Won't work on my geo metro, running or not during the day, my voltage is usually about 14.5v lol.

It has enough power I could probably remove the alternator.

Oversized starting battery, 128ah worth of SLA battery tied in, and 100w solar panel on the roof.

One of these days, I'll get around to rigging a auxiliary battery in the other car and another solar panel...

Helps run auxiliary equipment and self charges, even takes care of small battery drains, self fixes.



Rigging up a 35-55ah SLA battery in a vehicle with a smart isolator and a high amperage relay back to the starting battery, with the flip of a switch you could jump your own starter battery.

A solar panel would give extra range, I like glass and aluminum framed 100w panels.
 
Won't work on my geo metro, running or not during the day, my voltage is usually about 14.5v lol.

It has enough power I could probably remove the alternator.

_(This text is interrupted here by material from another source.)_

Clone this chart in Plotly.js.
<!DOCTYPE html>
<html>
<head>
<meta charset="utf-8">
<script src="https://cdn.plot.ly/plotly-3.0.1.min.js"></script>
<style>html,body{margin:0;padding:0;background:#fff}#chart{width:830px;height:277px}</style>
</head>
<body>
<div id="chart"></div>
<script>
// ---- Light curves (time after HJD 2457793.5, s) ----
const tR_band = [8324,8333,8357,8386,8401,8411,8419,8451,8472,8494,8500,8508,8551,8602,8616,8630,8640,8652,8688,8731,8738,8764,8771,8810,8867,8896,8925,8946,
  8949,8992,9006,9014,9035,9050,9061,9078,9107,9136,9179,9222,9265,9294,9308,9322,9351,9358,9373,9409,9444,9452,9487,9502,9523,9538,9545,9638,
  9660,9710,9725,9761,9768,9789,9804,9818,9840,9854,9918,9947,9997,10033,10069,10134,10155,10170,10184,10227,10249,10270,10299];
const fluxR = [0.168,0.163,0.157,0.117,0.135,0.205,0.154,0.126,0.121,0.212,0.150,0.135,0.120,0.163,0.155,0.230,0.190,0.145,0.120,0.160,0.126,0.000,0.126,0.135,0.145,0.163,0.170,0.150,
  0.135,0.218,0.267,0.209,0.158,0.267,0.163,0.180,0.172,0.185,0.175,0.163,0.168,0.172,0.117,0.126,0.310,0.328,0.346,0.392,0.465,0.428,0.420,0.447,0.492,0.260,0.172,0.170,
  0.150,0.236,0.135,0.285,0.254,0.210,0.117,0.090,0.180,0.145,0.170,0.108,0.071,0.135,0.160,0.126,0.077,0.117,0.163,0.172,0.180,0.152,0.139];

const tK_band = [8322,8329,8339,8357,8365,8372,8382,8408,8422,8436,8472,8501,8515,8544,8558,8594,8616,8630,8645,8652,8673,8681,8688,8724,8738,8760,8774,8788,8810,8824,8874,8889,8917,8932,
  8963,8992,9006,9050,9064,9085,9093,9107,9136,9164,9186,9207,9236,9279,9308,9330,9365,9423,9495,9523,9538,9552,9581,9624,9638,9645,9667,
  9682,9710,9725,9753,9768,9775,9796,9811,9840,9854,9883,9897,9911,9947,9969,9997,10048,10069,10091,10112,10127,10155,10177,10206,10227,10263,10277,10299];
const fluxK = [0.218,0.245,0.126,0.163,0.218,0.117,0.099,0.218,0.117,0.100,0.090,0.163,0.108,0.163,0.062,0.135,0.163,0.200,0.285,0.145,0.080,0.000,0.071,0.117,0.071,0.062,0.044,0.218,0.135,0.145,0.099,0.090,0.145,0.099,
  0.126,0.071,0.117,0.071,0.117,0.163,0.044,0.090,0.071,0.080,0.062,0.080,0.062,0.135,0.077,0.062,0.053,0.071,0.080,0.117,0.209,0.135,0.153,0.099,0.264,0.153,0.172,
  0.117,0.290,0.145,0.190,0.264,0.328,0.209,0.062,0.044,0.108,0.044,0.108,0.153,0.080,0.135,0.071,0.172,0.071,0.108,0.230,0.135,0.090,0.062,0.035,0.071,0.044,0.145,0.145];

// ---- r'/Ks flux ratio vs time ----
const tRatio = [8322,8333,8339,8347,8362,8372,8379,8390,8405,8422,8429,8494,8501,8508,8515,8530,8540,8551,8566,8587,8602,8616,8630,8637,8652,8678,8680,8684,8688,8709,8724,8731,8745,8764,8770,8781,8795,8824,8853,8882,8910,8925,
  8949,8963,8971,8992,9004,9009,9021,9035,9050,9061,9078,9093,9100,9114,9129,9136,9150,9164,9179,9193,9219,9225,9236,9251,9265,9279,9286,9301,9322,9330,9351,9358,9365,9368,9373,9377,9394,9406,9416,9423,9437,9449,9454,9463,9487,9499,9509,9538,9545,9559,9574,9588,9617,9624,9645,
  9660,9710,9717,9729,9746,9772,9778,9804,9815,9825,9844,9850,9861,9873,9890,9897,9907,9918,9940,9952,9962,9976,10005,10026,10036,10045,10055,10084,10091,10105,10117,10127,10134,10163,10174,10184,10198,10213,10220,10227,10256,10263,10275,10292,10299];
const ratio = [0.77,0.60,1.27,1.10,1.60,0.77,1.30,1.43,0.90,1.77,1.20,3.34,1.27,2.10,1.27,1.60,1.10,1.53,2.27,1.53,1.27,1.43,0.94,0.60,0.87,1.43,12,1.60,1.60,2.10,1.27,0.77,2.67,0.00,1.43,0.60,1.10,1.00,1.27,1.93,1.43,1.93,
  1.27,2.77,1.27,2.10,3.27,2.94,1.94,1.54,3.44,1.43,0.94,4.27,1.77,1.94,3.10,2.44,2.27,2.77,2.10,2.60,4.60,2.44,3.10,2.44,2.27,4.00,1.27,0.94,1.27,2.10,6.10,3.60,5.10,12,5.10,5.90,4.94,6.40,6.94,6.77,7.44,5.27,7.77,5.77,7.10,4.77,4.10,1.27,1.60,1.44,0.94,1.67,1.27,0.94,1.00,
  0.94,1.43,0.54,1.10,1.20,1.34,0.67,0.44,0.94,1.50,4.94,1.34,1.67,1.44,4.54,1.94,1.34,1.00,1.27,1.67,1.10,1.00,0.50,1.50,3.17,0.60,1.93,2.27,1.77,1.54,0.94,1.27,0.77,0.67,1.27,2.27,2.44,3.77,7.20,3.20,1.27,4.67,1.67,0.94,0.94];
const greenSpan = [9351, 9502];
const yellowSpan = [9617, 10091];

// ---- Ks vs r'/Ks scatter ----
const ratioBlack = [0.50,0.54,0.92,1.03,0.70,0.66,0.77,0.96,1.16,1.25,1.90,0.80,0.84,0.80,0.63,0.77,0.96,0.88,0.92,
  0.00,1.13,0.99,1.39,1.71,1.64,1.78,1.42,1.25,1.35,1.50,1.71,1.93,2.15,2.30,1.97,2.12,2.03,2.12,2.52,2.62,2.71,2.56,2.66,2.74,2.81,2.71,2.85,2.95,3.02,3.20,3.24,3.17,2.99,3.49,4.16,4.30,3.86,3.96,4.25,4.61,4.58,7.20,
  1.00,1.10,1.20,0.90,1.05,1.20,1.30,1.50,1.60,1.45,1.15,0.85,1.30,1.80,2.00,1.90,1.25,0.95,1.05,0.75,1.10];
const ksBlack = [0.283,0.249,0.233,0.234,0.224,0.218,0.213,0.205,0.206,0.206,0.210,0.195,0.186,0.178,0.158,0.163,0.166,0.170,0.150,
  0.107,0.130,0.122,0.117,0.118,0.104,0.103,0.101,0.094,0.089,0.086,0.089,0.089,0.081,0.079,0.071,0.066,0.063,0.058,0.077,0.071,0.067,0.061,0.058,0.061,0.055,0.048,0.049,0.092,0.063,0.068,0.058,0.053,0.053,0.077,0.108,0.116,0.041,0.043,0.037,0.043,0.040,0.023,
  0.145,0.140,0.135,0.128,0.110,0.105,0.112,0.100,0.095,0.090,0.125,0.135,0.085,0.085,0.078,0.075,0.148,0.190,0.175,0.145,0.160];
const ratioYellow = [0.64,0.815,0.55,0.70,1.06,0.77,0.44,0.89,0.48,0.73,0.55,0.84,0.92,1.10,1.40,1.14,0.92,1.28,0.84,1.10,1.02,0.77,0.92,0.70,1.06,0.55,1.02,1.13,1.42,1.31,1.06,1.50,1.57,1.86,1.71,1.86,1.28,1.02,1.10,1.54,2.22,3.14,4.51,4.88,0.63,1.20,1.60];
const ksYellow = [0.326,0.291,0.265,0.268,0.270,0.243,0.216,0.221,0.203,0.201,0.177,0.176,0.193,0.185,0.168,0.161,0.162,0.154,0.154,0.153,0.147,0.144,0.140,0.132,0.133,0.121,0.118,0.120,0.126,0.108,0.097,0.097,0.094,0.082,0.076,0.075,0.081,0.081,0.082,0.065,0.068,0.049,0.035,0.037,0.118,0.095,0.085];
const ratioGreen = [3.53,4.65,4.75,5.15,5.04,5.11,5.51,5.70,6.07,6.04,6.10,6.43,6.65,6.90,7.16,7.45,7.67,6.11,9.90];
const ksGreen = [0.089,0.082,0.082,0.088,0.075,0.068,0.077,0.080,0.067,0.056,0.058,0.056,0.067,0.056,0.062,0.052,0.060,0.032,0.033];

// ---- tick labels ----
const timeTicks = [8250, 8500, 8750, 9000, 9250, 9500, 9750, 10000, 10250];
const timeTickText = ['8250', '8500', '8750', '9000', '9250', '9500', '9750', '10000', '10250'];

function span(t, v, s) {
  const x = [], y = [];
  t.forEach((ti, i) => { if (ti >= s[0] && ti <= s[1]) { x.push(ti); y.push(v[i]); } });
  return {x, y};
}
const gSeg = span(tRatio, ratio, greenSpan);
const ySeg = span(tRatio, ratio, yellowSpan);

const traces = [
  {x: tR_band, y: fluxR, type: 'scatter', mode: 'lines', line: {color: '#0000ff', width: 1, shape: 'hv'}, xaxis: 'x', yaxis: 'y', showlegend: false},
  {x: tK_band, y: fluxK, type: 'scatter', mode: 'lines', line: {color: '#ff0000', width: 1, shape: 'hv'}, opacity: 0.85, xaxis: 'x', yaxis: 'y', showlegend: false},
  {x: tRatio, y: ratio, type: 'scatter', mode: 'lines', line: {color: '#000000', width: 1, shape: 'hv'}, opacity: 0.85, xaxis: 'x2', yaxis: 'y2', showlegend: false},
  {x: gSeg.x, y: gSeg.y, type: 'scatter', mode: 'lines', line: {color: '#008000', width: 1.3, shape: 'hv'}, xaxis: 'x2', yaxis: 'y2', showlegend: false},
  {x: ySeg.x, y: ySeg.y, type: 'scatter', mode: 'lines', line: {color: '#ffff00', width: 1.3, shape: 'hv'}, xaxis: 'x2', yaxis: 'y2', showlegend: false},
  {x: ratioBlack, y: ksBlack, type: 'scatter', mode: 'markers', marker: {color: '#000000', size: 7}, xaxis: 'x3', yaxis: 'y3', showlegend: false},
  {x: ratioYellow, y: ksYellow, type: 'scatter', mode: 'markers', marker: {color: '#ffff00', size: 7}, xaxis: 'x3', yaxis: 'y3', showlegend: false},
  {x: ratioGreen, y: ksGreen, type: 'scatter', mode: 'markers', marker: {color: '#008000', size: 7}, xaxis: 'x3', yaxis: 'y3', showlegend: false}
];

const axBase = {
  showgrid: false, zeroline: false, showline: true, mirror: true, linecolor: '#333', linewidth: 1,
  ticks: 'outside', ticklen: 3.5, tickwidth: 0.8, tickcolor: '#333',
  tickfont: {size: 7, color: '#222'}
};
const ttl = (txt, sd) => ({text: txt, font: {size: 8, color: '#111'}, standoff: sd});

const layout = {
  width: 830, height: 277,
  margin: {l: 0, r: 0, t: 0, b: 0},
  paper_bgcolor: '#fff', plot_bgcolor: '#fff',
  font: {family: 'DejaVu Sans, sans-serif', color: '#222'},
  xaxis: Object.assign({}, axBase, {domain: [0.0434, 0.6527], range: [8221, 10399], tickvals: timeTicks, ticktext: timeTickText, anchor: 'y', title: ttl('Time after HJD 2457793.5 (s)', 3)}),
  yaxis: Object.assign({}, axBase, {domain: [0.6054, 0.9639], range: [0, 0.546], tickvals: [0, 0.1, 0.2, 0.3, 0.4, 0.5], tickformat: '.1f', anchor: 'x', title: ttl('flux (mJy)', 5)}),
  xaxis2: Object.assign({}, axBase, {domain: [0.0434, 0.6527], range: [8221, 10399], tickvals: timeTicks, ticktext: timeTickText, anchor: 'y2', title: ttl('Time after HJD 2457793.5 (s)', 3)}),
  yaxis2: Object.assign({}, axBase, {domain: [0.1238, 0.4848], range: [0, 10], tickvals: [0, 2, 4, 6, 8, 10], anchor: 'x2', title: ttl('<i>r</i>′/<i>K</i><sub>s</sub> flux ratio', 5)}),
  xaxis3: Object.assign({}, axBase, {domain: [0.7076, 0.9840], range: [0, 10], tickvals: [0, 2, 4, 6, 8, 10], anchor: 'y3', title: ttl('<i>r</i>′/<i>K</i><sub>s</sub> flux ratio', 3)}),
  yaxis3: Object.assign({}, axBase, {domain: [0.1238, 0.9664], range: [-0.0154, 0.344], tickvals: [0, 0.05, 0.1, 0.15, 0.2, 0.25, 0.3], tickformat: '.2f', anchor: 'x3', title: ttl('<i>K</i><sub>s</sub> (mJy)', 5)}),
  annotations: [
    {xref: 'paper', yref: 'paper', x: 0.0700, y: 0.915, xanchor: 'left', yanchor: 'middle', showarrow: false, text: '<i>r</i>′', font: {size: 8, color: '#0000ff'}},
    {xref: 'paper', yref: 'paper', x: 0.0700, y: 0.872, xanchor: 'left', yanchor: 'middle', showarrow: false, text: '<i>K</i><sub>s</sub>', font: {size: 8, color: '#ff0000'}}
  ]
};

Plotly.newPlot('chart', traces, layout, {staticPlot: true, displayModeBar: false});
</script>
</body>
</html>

Oversized starting battery, 128ah worth of SLA battery tied in, and 100w solar panel on the roof.

One of these days, I'll get around to rigging a auxiliary battery in the other car and another solar panel...

Helps run auxiliary equipment and self charges, even takes care of small battery drains, self fixes.



Rigging up a 35-55ah SLA battery in a vehicle with a smart isolator and a high amperage relay back to the starting battery, with the flip of a switch you could jump your own starter battery.

A solar panel would give extra range, I like glass and aluminum framed 100w panels.
Sounds friggin RAD…. Though it's over my head. On a Metro?… sweet. Is this a Zombie vehicle?